Mit unserem einzigartigen Produktportfolio, insbesondere durch LOOXR, positionieren wir uns als One-Stop-Shop für industrielle Druckluft. Unser Fokus liegt auf Energieeffizienz und Nachhaltigkeit. Um langfristig zu bestehen, haben wir uns bewusst für ein Wachstum entschieden. Unser Ziel ist es, Europas größter One-Stop-Shop für industrielle Druckluft zu werden.
Anne Dröge: Was sind momentan eure größten Herausforderungen?
Helen Landhäußer: Die aktuelle Zurückhaltung bei Investitionen spüren wir deutlich, und das sorgt natürlich für Unruhe. Wir haben in wirtschaftlich unsicheren Zeiten gestartet, was eine Herausforderung darstellt. Dennoch glauben wir, dass wir vieles selbst in der Hand haben. Veränderungen wie diese passen nicht für jeden, und verschiedene Mindsets treffen aufeinander. Unsere größte Herausforderung ist es, eine Balance zu finden: die Geschwindigkeit so zu gestalten, dass alle motiviert mitgehen, ohne dabei jemanden abzuhängen. Das ist derzeit unser Fokus – alle auf dem gemeinsamen Weg zu halten und gleichzeitig das Tempo anzupassen.
Anne Dröge: Wie wichtig ist für dich Regionalität?
Helen Landhäußer: Regionalität ist extrem wichtig für uns, sowohl im Kerngeschäft als auch im Kontext der Nachhaltigkeit. Regionale Nähe bedeutet, alle Aspekte der Nachhaltigkeit und des direkten Umfelds im Blick zu haben. Wir sind glücklich, in der Region zu sein, da Netzwerke für uns eine zentrale Rolle spielen. Ohne diese Netzwerke hätten wir LOOXR nicht aufbauen können. Als Handels- und Dienstleistungsunternehmen haben wir uns weiterentwickelt, aber unser langfristiger Bestand hängt davon ab, wie wir unser Geschäftsmodell zukunftsfähig gestalten. Die Regionalität und das Netzwerk sind dabei entscheidende Faktoren.

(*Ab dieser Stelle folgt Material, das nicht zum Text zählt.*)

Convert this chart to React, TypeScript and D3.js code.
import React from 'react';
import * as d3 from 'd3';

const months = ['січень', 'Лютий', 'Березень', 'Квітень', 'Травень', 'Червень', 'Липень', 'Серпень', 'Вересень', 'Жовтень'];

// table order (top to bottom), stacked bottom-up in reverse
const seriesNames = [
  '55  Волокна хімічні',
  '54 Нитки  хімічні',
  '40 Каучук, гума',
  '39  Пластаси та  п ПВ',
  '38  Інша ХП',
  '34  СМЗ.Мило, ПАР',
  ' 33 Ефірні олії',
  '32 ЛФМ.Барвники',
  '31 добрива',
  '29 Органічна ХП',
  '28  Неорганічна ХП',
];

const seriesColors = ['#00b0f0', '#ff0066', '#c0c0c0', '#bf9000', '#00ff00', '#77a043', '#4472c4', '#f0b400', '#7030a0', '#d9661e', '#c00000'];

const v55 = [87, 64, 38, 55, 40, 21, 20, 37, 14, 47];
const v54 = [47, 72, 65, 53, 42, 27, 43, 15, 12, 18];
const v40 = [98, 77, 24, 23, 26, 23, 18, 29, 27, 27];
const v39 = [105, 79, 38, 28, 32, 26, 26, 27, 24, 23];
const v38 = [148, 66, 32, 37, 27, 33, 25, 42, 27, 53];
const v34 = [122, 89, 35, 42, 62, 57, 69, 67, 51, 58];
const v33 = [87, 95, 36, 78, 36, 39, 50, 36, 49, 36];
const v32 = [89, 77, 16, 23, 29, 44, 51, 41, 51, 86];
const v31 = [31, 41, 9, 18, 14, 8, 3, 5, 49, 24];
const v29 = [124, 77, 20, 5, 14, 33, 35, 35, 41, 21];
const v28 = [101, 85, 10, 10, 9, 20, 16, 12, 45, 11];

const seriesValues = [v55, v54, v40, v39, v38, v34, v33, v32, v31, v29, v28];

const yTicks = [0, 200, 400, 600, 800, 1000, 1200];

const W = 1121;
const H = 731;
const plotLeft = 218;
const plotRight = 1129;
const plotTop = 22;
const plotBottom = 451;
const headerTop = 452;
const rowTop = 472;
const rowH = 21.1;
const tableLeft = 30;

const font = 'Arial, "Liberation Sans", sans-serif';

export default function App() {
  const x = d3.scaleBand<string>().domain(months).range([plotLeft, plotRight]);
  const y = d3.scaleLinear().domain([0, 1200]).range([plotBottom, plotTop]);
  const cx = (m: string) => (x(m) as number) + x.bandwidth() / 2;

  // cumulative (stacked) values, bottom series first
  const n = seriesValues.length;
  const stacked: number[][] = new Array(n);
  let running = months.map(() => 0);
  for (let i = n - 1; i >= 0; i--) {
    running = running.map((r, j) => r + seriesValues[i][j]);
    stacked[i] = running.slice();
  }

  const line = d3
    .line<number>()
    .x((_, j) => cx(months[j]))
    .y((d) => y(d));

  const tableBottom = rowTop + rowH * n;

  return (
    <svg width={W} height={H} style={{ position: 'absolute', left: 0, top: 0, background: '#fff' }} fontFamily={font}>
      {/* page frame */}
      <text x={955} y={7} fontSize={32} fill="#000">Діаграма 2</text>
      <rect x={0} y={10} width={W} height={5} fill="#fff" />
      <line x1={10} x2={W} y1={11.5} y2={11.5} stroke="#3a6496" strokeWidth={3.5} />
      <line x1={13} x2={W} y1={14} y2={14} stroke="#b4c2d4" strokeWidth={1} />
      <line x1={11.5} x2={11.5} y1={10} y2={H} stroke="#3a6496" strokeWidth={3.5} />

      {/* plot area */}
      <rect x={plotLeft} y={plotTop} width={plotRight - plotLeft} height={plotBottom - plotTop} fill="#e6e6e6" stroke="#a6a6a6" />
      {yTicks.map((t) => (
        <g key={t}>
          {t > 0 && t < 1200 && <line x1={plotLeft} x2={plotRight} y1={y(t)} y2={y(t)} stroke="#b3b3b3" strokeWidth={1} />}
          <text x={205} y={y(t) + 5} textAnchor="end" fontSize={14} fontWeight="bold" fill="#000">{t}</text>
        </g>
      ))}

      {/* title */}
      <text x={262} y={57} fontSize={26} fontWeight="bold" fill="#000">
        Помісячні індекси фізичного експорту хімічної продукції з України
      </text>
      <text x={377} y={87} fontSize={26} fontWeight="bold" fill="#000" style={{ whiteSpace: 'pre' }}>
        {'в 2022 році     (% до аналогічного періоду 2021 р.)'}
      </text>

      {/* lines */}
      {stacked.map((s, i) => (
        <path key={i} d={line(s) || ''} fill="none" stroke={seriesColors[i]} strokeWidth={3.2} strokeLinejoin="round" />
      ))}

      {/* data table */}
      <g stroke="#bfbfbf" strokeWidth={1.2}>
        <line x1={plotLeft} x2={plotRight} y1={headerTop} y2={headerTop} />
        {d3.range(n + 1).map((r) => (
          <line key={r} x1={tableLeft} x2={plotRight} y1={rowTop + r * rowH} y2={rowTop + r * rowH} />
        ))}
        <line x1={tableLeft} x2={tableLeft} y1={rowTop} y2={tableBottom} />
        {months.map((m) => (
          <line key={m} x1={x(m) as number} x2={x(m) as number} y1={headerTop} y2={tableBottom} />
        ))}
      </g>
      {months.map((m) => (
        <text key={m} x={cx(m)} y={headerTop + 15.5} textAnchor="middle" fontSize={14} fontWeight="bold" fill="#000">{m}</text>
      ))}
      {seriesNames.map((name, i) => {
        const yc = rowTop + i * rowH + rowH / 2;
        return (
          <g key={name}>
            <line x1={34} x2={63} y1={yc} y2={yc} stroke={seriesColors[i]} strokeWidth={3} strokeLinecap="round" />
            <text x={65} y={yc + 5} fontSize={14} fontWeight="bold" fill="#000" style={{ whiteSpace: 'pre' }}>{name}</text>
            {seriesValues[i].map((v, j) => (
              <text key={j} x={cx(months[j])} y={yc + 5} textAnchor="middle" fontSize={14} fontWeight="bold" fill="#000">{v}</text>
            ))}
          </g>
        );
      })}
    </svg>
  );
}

Anne Dröge: Welchen Stellenwert hat Nachhaltigkeit bei euch im Unternehmen?
Helen Landhäußer: Ich möchte das an einer Geschichte verdeutlichen: Unser Medium ist sehr energieintensiv, bietet aber großes Potenzial in ökologischen Aspekten. Im Jahr 2019, beim zehnjährigen Bestehen unserer Unternehmenswerte, gab es einen Abgleich mit den Mitarbeitenden, ob die Werte noch passen. Dabei äußerten sie den Wunsch, dass Nachhaltigkeit ein Unternehmenswert sein sollte. Das zeigt, wie wichtig das Thema für unser Team ist.
Außerdem: Unsere Fassade ist mit einer Photovoltaikanlage ausgestattet, die 40% unseres Stroms erzeugt.. Zudem fördern wir soziale Initiativen, z. B. über Programme der IHK, die Jugendlichen helfen, in Ausbildungszweige zu gelangen. So haben wir großartige Mitarbeitende gewonnen.

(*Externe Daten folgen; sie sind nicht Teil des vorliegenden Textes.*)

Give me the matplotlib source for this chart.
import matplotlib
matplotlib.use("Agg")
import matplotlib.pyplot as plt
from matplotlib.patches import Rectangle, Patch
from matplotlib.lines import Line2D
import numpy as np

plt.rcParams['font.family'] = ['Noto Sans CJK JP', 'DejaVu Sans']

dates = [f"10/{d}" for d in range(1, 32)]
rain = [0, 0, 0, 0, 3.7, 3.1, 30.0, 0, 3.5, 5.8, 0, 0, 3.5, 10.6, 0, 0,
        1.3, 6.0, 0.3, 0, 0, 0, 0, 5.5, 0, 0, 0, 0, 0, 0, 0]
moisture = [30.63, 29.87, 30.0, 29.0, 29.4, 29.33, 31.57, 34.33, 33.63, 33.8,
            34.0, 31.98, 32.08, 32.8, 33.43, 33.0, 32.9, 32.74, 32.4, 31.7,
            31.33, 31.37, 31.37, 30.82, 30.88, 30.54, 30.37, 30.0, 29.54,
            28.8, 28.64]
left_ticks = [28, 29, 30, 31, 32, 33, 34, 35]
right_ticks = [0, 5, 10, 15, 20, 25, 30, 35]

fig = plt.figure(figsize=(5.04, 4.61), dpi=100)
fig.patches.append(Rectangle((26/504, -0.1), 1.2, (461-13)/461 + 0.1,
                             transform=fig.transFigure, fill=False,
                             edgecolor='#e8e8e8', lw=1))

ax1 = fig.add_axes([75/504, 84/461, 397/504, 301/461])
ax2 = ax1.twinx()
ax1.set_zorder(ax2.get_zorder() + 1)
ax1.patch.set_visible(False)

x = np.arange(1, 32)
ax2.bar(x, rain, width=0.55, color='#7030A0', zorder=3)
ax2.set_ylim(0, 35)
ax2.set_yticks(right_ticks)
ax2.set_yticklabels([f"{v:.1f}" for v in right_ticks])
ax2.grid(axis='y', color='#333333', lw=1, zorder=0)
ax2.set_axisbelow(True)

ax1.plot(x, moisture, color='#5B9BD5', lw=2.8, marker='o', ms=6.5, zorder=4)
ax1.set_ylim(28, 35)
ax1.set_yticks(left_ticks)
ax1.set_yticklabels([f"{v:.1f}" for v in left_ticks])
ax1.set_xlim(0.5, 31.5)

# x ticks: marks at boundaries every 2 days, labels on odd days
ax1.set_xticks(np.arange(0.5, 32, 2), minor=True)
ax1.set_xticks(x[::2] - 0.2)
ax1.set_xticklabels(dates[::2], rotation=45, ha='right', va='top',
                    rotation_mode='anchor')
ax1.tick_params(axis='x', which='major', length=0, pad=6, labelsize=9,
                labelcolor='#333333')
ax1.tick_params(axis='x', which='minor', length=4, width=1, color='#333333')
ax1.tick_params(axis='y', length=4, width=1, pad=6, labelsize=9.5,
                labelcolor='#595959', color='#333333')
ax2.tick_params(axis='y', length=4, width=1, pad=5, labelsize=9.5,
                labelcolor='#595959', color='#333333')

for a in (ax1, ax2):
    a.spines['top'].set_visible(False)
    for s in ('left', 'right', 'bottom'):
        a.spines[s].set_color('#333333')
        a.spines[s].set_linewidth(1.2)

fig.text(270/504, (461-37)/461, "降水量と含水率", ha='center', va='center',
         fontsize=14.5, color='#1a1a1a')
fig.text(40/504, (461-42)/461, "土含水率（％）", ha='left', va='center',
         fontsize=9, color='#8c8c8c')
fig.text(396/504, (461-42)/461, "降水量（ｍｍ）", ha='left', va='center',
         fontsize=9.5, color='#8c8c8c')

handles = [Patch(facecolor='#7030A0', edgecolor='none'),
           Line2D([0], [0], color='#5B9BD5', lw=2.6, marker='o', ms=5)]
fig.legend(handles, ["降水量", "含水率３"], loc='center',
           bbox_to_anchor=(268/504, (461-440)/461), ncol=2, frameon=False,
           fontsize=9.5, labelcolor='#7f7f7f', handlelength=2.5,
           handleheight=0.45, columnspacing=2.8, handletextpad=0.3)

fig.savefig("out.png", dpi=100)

Anne Dröge: Das klingt super. Ich würde gern noch in eine andere Richtung fragen, und zwar: Mit welcher Persönlichkeit würdest du dich gerne einmal unterhalten? Und warum?
Helen Landhäußer: Ich würde gerne mal mit Karl Albrecht, dem Gründer von Aldi Süd, essen gehen. Ich habe kürzlich einen Podcast gehört, der zeigte, wie faszinierend er das Unternehmen geprägt hat, vor allem in Sachen Verantwortungsübergabe und Unternehmenskultur. Ein Beispiel: Ein junger Geschäftsführer von Aldi Süd musste während eines Urlaubs einspringen und dabei eine Entscheidung treffen, die zur Einführung der Aldi-Eigenmarken führte. Er sparte Kosten, indem er Erbsendosen ohne Markenaufdruck bestellte, was Millionen einsparte. Dieses Vertrauen in Mitarbeitende hat mich beeindruckt.

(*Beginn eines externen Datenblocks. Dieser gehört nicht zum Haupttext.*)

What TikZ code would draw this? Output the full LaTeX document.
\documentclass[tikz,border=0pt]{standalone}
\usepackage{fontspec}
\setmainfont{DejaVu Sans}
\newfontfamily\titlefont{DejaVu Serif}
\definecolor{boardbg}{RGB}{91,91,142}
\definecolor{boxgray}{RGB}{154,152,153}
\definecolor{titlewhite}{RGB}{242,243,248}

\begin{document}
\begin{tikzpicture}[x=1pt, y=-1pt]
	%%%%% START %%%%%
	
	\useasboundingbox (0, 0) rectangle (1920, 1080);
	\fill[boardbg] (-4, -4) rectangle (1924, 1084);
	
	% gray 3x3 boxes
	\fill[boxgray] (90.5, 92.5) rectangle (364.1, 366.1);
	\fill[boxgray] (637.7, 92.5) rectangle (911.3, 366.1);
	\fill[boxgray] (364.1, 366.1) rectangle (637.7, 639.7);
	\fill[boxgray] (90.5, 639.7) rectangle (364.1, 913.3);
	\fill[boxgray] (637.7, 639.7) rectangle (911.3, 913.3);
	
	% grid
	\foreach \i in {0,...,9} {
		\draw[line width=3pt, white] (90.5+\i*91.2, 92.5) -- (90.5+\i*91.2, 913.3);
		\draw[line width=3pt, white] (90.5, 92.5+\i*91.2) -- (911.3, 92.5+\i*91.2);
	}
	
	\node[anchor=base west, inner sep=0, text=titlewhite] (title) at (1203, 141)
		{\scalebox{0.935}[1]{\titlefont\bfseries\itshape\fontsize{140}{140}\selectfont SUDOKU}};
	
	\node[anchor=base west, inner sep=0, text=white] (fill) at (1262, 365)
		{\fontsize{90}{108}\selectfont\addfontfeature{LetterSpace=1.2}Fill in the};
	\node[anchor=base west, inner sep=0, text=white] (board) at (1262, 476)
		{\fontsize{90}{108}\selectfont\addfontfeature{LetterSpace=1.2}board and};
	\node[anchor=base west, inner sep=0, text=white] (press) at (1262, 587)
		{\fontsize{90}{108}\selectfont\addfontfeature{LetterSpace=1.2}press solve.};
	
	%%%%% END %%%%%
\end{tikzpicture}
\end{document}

Anne Dröge: Wir schauen mal, was sich machen lässt :-) Nochmal zurück zu deinen Geschwistern. Welche drei Eigenschaften würden die an dir sehen, die sehr prägend sind für dich als Person? Wie würden die dich beschreiben?
Helen Landhäußer: Ich glaube, meine Empathiefähigkeit und mein Optimismus stehen im Vordergrund. Es ist klar, dass mir die Belange unserer Mitarbeitenden am Herzen liegen. Als positiv denkender Mensch sehe ich Chancen, auch wenn Risiken bestehen. Diese Grundhaltung hilft mir, Herausforderungen leichter zu bewältigen.
Anne Dröge: Ich glaube, das können wir unterschreiben. Vielen Dank für das Interview mit dir.